[What you have to do]
Copy the listing verbatim, excluding any images found in it.

[Supplied data]
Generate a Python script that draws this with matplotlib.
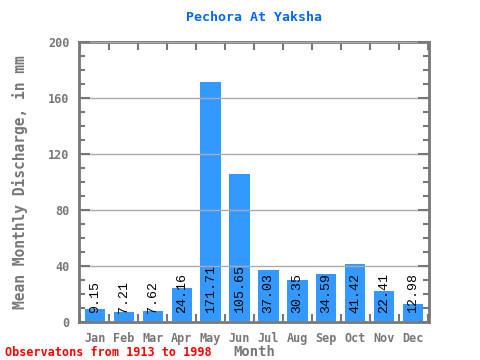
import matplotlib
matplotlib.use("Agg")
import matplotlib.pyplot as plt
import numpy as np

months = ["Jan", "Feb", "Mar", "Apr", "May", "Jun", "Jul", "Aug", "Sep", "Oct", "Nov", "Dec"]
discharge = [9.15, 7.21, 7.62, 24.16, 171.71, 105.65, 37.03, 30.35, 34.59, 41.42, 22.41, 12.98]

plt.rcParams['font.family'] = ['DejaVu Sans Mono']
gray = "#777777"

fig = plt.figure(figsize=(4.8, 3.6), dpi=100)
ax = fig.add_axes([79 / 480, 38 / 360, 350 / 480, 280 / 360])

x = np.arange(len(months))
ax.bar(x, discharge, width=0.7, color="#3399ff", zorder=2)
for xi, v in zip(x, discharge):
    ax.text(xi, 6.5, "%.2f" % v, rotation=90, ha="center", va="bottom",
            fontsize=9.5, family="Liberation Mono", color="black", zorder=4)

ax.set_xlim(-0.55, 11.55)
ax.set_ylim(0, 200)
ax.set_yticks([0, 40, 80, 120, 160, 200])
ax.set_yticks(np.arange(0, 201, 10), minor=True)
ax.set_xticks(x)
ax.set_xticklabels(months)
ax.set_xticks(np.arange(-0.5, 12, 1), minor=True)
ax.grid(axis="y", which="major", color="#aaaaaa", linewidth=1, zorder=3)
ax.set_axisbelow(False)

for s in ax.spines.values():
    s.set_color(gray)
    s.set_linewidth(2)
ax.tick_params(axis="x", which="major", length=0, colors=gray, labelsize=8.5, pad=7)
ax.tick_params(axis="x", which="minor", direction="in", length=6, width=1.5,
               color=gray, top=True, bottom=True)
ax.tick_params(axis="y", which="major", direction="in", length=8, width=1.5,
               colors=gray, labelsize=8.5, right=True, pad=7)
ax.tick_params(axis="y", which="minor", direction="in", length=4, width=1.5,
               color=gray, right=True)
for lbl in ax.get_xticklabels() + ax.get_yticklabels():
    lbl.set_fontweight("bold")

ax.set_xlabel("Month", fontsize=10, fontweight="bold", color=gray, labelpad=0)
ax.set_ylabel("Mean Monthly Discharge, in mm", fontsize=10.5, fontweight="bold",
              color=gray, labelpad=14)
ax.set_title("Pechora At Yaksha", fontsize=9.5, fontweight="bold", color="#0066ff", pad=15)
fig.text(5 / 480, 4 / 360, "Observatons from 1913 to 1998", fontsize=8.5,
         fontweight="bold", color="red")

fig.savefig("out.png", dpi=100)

[Task answer]
Generate a Python script that draws this with matplotlib.
import matplotlib
matplotlib.use("Agg")
import matplotlib.pyplot as plt
import numpy as np

months = ["Jan", "Feb", "Mar", "Apr", "May", "Jun", "Jul", "Aug", "Sep", "Oct", "Nov", "Dec"]
discharge = [9.15, 7.21, 7.62, 24.16, 171.71, 105.65, 37.03, 30.35, 34.59, 41.42, 22.41, 12.98]

plt.rcParams['font.family'] = ['DejaVu Sans Mono']
gray = "#777777"

fig = plt.figure(figsize=(4.8, 3.6), dpi=100)
ax = fig.add_axes([79 / 480, 38 / 360, 350 / 480, 280 / 360])

x = np.arange(len(months))
ax.bar(x, discharge, width=0.7, color="#3399ff", zorder=2)
for xi, v in zip(x, discharge):
    ax.text(xi, 6.5, "%.2f" % v, rotation=90, ha="center", va="bottom",
            fontsize=9.5, family="Liberation Mono", color="black", zorder=4)

ax.set_xlim(-0.55, 11.55)
ax.set_ylim(0, 200)
ax.set_yticks([0, 40, 80, 120, 160, 200])
ax.set_yticks(np.arange(0, 201, 10), minor=True)
ax.set_xticks(x)
ax.set_xticklabels(months)
ax.set_xticks(np.arange(-0.5, 12, 1), minor=True)
ax.grid(axis="y", which="major", color="#aaaaaa", linewidth=1, zorder=3)
ax.set_axisbelow(False)

for s in ax.spines.values():
    s.set_color(gray)
    s.set_linewidth(2)
ax.tick_params(axis="x", which="major", length=0, colors=gray, labelsize=8.5, pad=7)
ax.tick_params(axis="x", which="minor", direction="in", length=6, width=1.5,
               color=gray, top=True, bottom=True)
ax.tick_params(axis="y", which="major", direction="in", length=8, width=1.5,
               colors=gray, labelsize=8.5, right=True, pad=7)
ax.tick_params(axis="y", which="minor", direction="in", length=4, width=1.5,
               color=gray, right=True)
for lbl in ax.get_xticklabels() + ax.get_yticklabels():
    lbl.set_fontweight("bold")

ax.set_xlabel("Month", fontsize=10, fontweight="bold", color=gray, labelpad=0)
ax.set_ylabel("Mean Monthly Discharge, in mm", fontsize=10.5, fontweight="bold",
              color=gray, labelpad=14)
ax.set_title("Pechora At Yaksha", fontsize=9.5, fontweight="bold", color="#0066ff", pad=15)
fig.text(5 / 480, 4 / 360, "Observatons from 1913 to 1998", fontsize=8.5,
         fontweight="bold", color="red")

fig.savefig("out.png", dpi=100)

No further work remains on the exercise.